The trick is that while it's easy enough to get the lowest set bit and to get the highest set bit, in order to have uniform distribution we need to randomly pick a partitioning point, and then randomly pick whether we'll go for the highest bit below it or the lowest bit above (trying the other approach if that returns zero).

I've broken this down a bit more than might be usual to allow the steps to be more easily followed. The only question on constant timing I can see is whether Math.Pow and Math.Log should be considered O(1).

Hence:

public static uint FindRandomSharedBit(uint x, uint y)
{//and two nums together, to find shared bits.
  return FindRandomBit(x & y);
}
public static uint FindRandomBit(uint val)
{//if there's none, we can escape out quickly.
  if(val == 0)
    return 0;
  Random rnd = new Random();
  //pick a partition point.
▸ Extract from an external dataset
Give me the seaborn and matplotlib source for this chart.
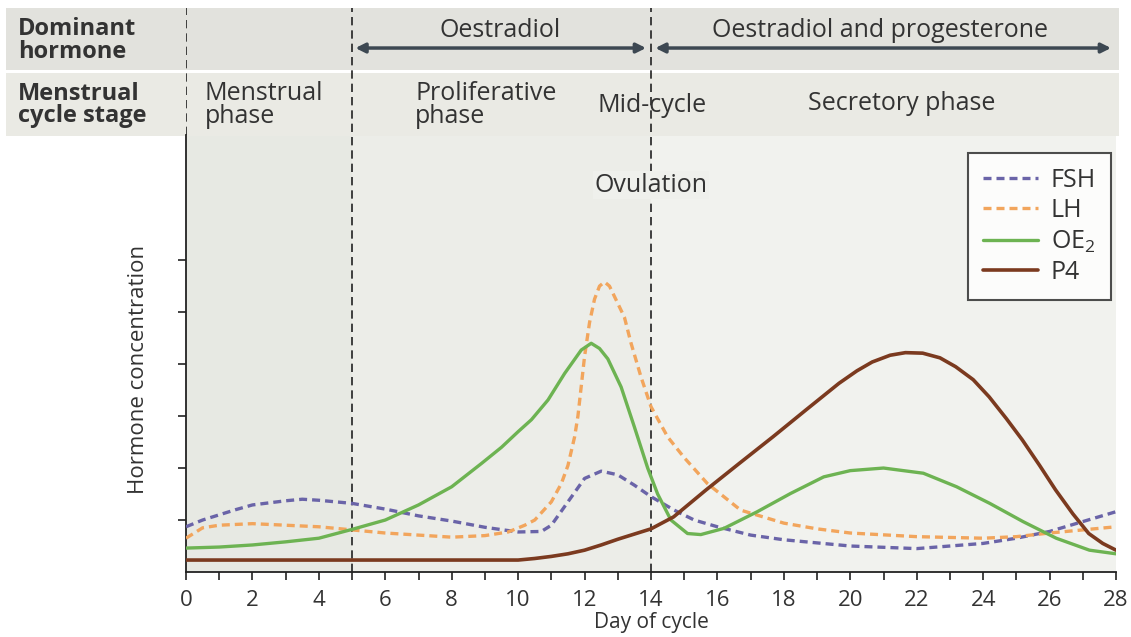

Note that Random.Next(1, 32) is in range 1 to 31
  int maskPoint = rnd.Next(1, 32);
  //pick which to try first.
  bool tryLowFirst = rnd.Next(0, 2) == 1;
  // will turn off all bits above our partition point.
  uint lowerMask = Convert.ToUInt32(Math.Pow(2, maskPoint) - 1);
  //will turn off all bits below our partition point
  uint higherMask = ~lowerMask;
  if(tryLowFirst)
  {
    uint lowRes = FindLowestBit(val & higherMask);
    return lowRes != 0 ? lowRes : FindHighestBit(val & lowerMask);
  }
  uint hiRes = FindHighestBit(val & lowerMask);
  return hiRes != 0 ? hiRes : FindLowestBit(val & higherMask);
}
public static uint FindLowestBit(uint masked)
{                                  //e.g  00100100
  uint minusOne = masked - 1;      //e.g. 00100011
  uint xord = masked ^ minusOne;   //e.g. 00000111
    uint plusOne = xord + 1;       //e.g. 00001000
    return plusOne >> 1;           //e.g. 00000100
}
public static uint FindHighestBit(uint masked)
{
    double db = masked;
    return (uint)Math.Pow(2, Math.Floor(Math.Log(masked, 2)));
}

Answer 6

This can't be done in O(1), and any solution for a fixed number of N bits (unless it's totally really ridiculously stupid) will have a constant upper bound, for that N.

Answer 7

If you have few enough bits to worry about, you can get O(1) using a lookup table:

var lookup8bits = new int[256][] = {
    new [] {},
    new [] {0},
    new [] {1},
    new [] {0, 1},
    ...
    new [] {0, 1, 2, 3, 4, 5, 6, 7}
};

Failing that, you can find the least significant bit of a number x with (x & -x), assuming 2s complement. For example, if x = 46 = 101110b, then -x = 111...111010010b, hence x & -x = 10. You can use this technique to enumerate the set bits of x in O(n) time, where n is the number of set bits in x.

Note that computing a pseudo random number is going to take you a lot longer than enumerating the set bits in x!